Reputation: 662
I am a noob trying to improve at pointers in C. I have declared a ptr to ptr variable strarray, dynamically allocated the memory without even typecasting to (char *) and assigned a string to ptr to ptr variable instead of pointer, but programs gives output "ddddd" how does it works
//array of string
#include<stdio.h>
#include<stdlib.h>
void main(){
char **strarray;
int arraylengh=10;
strarray = malloc(sizeof(char *) * arraylengh);
strarray[4]="ddddd";
printf("%s ", strarray[4]);
}
strarray is a pointer to pointer variable and I am assigning string directly to it strarray[4]="ddddd"; strarray[4] should be assigned to pointer pointing to a string right? and i can see ddddd as the output
Upvotes: 1
Views: 150
Reputation: 679
strarray = malloc(sizeof(char *) * arraylengh);
Here you allocate memory for a array of char *
pointers.
The visualization below shows how this looks in memory:
strarray -> ptr1 | ptr2 | ptr3 | ptr4...
strarray is a pointer to pointer variable and I am assigning string directly to it strarray[4]="ddddd"; strarray[4] should be assigned to pointer pointing to a string right? and i can see ddddd as the output
Assigning a string to strarray[4]
is perfectly valid. Since the array is made up of pointers, you are free too assign any pointer from strarray[0]
to strarray[9]
with a string.
On the following line:
strarray[4]="ddddd
You assign one of these pointers with a string. This is essentially the same as assigning a char *
pointer with a string, for example:
char *a_string = "ddddd";
But the only difference is that strarray[4]

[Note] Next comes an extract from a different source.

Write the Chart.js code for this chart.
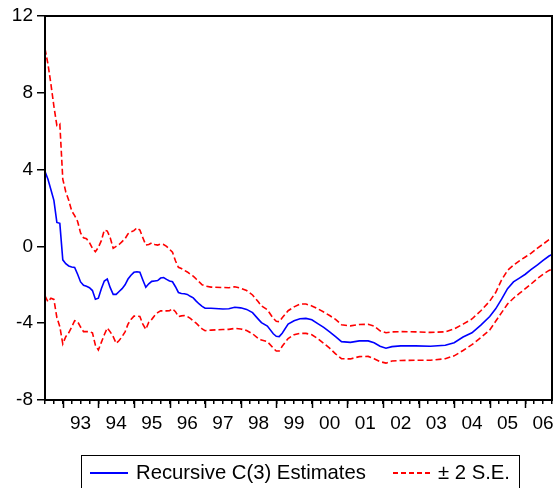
<!DOCTYPE html>
<html>
<head>
<meta charset="utf-8">
<script src="https://cdn.jsdelivr.net/npm/chart.js@4.4.0/dist/chart.umd.min.js"></script>
<style>
html, body { margin: 0; padding: 0; background: #fff; overflow: hidden; }
#wrap { position: relative; width: 560px; height: 488px; font-family: "Liberation Sans", Arial, sans-serif; }
#chart { position: absolute; left: 0; top: 0; }
#legend { position: absolute; left: 81px; top: 455px; width: 439px; height: 60px; border: 1px solid #000; box-sizing: border-box; }
.lg { position: absolute; font-size: 20.3px; line-height: 20px; color: #000; white-space: nowrap; }
.swatch { position: absolute; width: 38px; height: 1.5px; }
</style>
</head>
<body>
<div id="wrap">
  <canvas id="chart" width="560" height="488"></canvas>
  <div id="legend"></div>
  <div class="swatch" style="left:90px;top:472px;background:#0000ff;"></div>
  <div class="lg" style="left:136px;top:462px;">Recursive C(3) Estimates</div>
  <div class="swatch" style="left:393px;top:472px;background:repeating-linear-gradient(to right,#ff0000 0 5px,transparent 5px 8px);"></div>
  <div class="lg" style="left:438px;top:462px;">± 2 S.E.</div>
</div>
<script>
// Dados (mensal, 1992-07 a 2006-10)
const months = [
  '1992-07','1992-08','1992-09','1992-10','1992-11','1992-12',
  '1993-01','1993-02','1993-03','1993-04','1993-05','1993-06','1993-07','1993-08','1993-09','1993-10','1993-11','1993-12',
  '1994-01','1994-02','1994-03','1994-04','1994-05','1994-06','1994-07','1994-08','1994-09','1994-10','1994-11','1994-12',
  '1995-01','1995-02','1995-03','1995-04','1995-05','1995-06','1995-07','1995-08','1995-09','1995-10','1995-11','1995-12',
  '1996-01','1996-02','1996-03','1996-04','1996-05','1996-06','1996-07','1996-08','1996-09','1996-10','1996-11','1996-12',
  '1997-01','1997-03','1997-07','1997-09','1997-11',
  '1998-01','1998-03','1998-05','1998-07','1998-08','1998-10','1998-12',
  '1999-01','1999-02','1999-03','1999-05','1999-07','1999-09','1999-11',
  '2000-01','2000-03','2000-05','2000-07','2000-09','2000-11',
  '2001-02','2001-05','2001-08','2001-10','2001-12',
  '2002-02','2002-04','2002-07','2002-12','2003-05','2003-10',
  '2004-01','2004-04','2004-07','2004-10',
  '2005-01','2005-03','2005-05','2005-07','2005-09','2005-11',
  '2006-01','2006-03','2006-05','2006-07','2006-09','2006-10'
];

const estimate = [
  3.9, 3.5, 2.95, 2.4, 1.25, 1.2,
  -0.7, -0.9, -1.02, -1.07, -1.1, -1.45, -1.85, -2.03, -2.08, -2.15, -2.3, -2.75,
  -2.7, -2.2, -1.8, -1.7, -2.15, -2.5, -2.5, -2.35, -2.2, -2.0, -1.7, -1.5,
  -1.35, -1.32, -1.35, -1.75, -2.13, -1.95, -1.82, -1.8, -1.78, -1.65, -1.62, -1.72,
  -1.8, -1.84, -2.1, -2.4, -2.45, -2.47, -2.5, -2.6, -2.68, -2.85, -3.0, -3.12,
  -3.22, -3.22, -3.26, -3.25, -3.17,
  -3.2, -3.28, -3.45, -3.8, -3.97, -4.15, -4.55,
  -4.68, -4.7, -4.52, -4.05, -3.87, -3.77, -3.75,
  -3.82, -4.02, -4.22, -4.45, -4.7, -4.96,
  -5.0, -4.92, -4.92, -5.02, -5.2,
  -5.3, -5.22, -5.18, -5.18, -5.2, -5.15,
  -5.02, -4.72, -4.5, -4.1,
  -3.65, -3.25, -2.75, -2.2, -1.85, -1.65,
  -1.45, -1.2, -0.97, -0.73, -0.5, -0.42
];

const upperBand = [
  10.3, 9.5, 8.45, 7.3, 6.3, 6.38,
  3.5, 2.85, 2.4, 1.85, 1.6, 1.3, 0.7, 0.45, 0.4, 0.2, -0.1, -0.28,
  -0.05, 0.3, 0.85, 0.8, 0.45, -0.1, 0.0, 0.1, 0.25, 0.4, 0.65, 0.75,
  0.82, 0.97, 0.85, 0.45, 0.07, 0.1, 0.18, 0.1, 0.07, 0.12, 0.1, 0.0,
  -0.15, -0.3, -0.75, -1.09, -1.15, -1.25, -1.33, -1.45, -1.55, -1.7, -1.85, -2.0,
  -2.06, -2.12, -2.14, -2.15, -2.1,
  -2.18, -2.3, -2.53, -2.9, -3.1, -3.3, -3.75,
  -3.9, -3.92, -3.72, -3.35, -3.15, -3.0, -3.0,
  -3.1, -3.25, -3.42, -3.6, -3.8, -4.08,
  -4.14, -4.07, -4.06, -4.15, -4.4,
  -4.5, -4.45, -4.44, -4.45, -4.48, -4.45,
  -4.3, -4.05, -3.78, -3.35,
  -2.85, -2.4, -1.75, -1.25, -0.98, -0.75,
  -0.55, -0.35, -0.1, 0.12, 0.35, 0.42
];

const lowerBand = [
  -2.58, -2.88, -2.7, -2.76, -3.7, -4.18,
  -5.08, -4.7, -4.5, -4.2, -3.87, -3.92, -4.2, -4.44, -4.44, -4.44, -4.5, -5.15,
  -5.4, -5.0, -4.6, -4.25, -4.45, -4.7, -5.05, -4.9, -4.7, -4.45, -4.05, -3.8,
  -3.63, -3.63, -3.65, -4.05, -4.32, -3.95, -3.8, -3.6, -3.45, -3.36, -3.36, -3.36,
  -3.35, -3.25, -3.4, -3.66, -3.62, -3.6, -3.65, -3.75, -3.88, -4.0, -4.15, -4.3,
  -4.39, -4.36, -4.33, -4.32, -4.27,
  -4.3, -4.38, -4.55, -4.8, -4.88, -4.96, -5.3,
  -5.45, -5.45, -5.2, -4.8, -4.6, -4.53, -4.53,
  -4.6, -4.8, -5.05, -5.3, -5.6, -5.85,
  -5.86, -5.74, -5.73, -5.85, -6.0,
  -6.08, -5.97, -5.94, -5.93, -5.93, -5.85,
  -5.7, -5.42, -5.12, -4.75,
  -4.35, -3.9, -3.45, -3.0, -2.7, -2.45,
  -2.2, -1.95, -1.68, -1.45, -1.25, -1.19
];

const yTicks = [-8, -4, 0, 4, 8, 12];
const yearLabels = ['93','94','95','96','97','98','99','00','01','02','03','04','05','06'];
const firstYear = 1993;
const xMin = 1992.5, xMax = 2006.75;

function toYear(s) {
    return +s.slice(0, 4) + (+s.slice(5, 7) - 1) / 12;
}
function points(values) {
    return months.map((m, i) => ({ x: toYear(m), y: values[i] }));
}

// Moldura e ticks maiores dos anos
const framePlugin = {
    id: 'frame',
    afterDraw(chart) {
        const { ctx, chartArea: a, scales } = chart;
        ctx.save();
        ctx.strokeStyle = '#000';
        ctx.lineWidth = 1.5;
        for (let i = 0; i < yearLabels.length; i++) {
            const px = Math.round(scales.x.getPixelForValue(firstYear + i)) + 0.5;
            ctx.beginPath();
            ctx.moveTo(px, a.bottom);
            ctx.lineTo(px, a.bottom + 8);
            ctx.stroke();
        }
        ctx.lineWidth = 2;
        ctx.strokeRect(a.left, a.top, a.right - a.left, a.bottom - a.top);
        ctx.restore();
    }
};

Chart.defaults.font.family = '"Liberation Sans", Arial, sans-serif';
Chart.defaults.font.size = 19;
Chart.defaults.color = '#000';

new Chart(document.getElementById('chart').getContext('2d'), {
    type: 'line',
    data: {
        datasets: [
            { label: 'Recursive C(3) Estimates', data: points(estimate), borderColor: '#0000ff', borderWidth: 1.6 },
            { label: '± 2 S.E.', data: points(upperBand), borderColor: '#ff0000', borderWidth: 1.6, borderDash: [6, 3] },
            { label: '± 2 S.E.', data: points(lowerBand), borderColor: '#ff0000', borderWidth: 1.6, borderDash: [6, 3] }
        ]
    },
    options: {
        responsive: false,
        animation: false,
        devicePixelRatio: 1,
        layout: { padding: { top: 16, right: 3, left: 0, bottom: 0 } },
        elements: { point: { radius: 0 }, line: { tension: 0, fill: false } },
        plugins: { legend: { display: false }, tooltip: { enabled: false } },
        scales: {
            x: {
                type: 'linear',
                min: xMin,
                max: xMax,
                afterBuildTicks(scale) {
                    const t = [];
                    for (let v = xMin; v <= xMax + 1e-9; v += 0.25) t.push({ value: v });
                    scale.ticks = t;
                },
                afterFit(scale) { scale.height = 88; },
                grid: { drawOnChartArea: false, drawTicks: true, tickLength: 4, color: '#000', lineWidth: 1.5 },
                border: { display: false },
                ticks: {
                    autoSkip: false,
                    maxRotation: 0,
                    padding: 8,
                    callback(value) {
                        const y = Math.floor(value);
                        if (Math.abs(value - y - 0.5) > 1e-6) return '';
                        const i = y - firstYear;
                        return i >= 0 && i < yearLabels.length ? yearLabels[i] : '';
                    }
                }
            },
            y: {
                min: -8,
                max: 12,
                afterBuildTicks(scale) { scale.ticks = yTicks.map(v => ({ value: v })); },
                afterFit(scale) { scale.width = 45; },
                grid: { drawOnChartArea: false, drawTicks: true, tickLength: 8, color: '#000', lineWidth: 1.5 },
                border: { display: false },
                ticks: { padding: 4, callback: v => String(v) }
            }
        }
    },
    plugins: [framePlugin]
});
</script>
</body>
</html>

is a part of the array of pointers you allocated.
The reason this works is because the string "ddddd"
is a pointer in your code.
In C strings are arrays of characters which are NULL terminated. So when we reference the array of characters that makes up the string "ddddd"
, it will implicitly decay to a pointer to the first element of the array.
Upvotes: 2
Reputation: 48010
I find it easiest to understand these situations with pictures. By the time your program is finished, it has set up the pointer-to-pointer variable strarray
so that it looks like this:
+---------+
strarray: | * |
+----|----+
|
|
v
+---------+
| ????? |
+---------+
| ????? |
+---------+
| ????? |
+---------+
| ????? |
+---------+ +---+---+---+---+---+----+
| *-----------> | d | d | d | d | d | \0 |
+---------+ +---+---+---+---+---+----+
| ????? |
+---------+
| ????? |
+---------+
| ????? |
+---------+
| ????? |
+---------+
| ????? |
+---------+
When you called malloc
, you got an unnamed block of memory suitable for containing 10 pointers. You assign strarray
to point to that block of memory, which acts so much like an array it might as well be one. You set the fifth element of that "array" to point to the string "ddddd"
. The other 9 pointers remain indeterminate, indicated here by ?????
.
The string "ddddd"
is automatically allocated for you by the compiler, and you successfully manipulate a pointer to that string when you say
strarray[4] = "ddddd";
Upvotes: 3
Reputation: 165218
You're not copying "ddddd"
to strarray[4]
, you are copying a pointer to "ddddd"
.
All strings in C are pointers, including "ddddd"
(technically an array which "degrades" to a pointer). strarray[4]="ddddd"
is not copying "ddddd"
, it is assigning a pointer.
char *str = "ddddd";
strarray[4] = str;
Same thing.
We can print them as pointers to see they point to the same thing.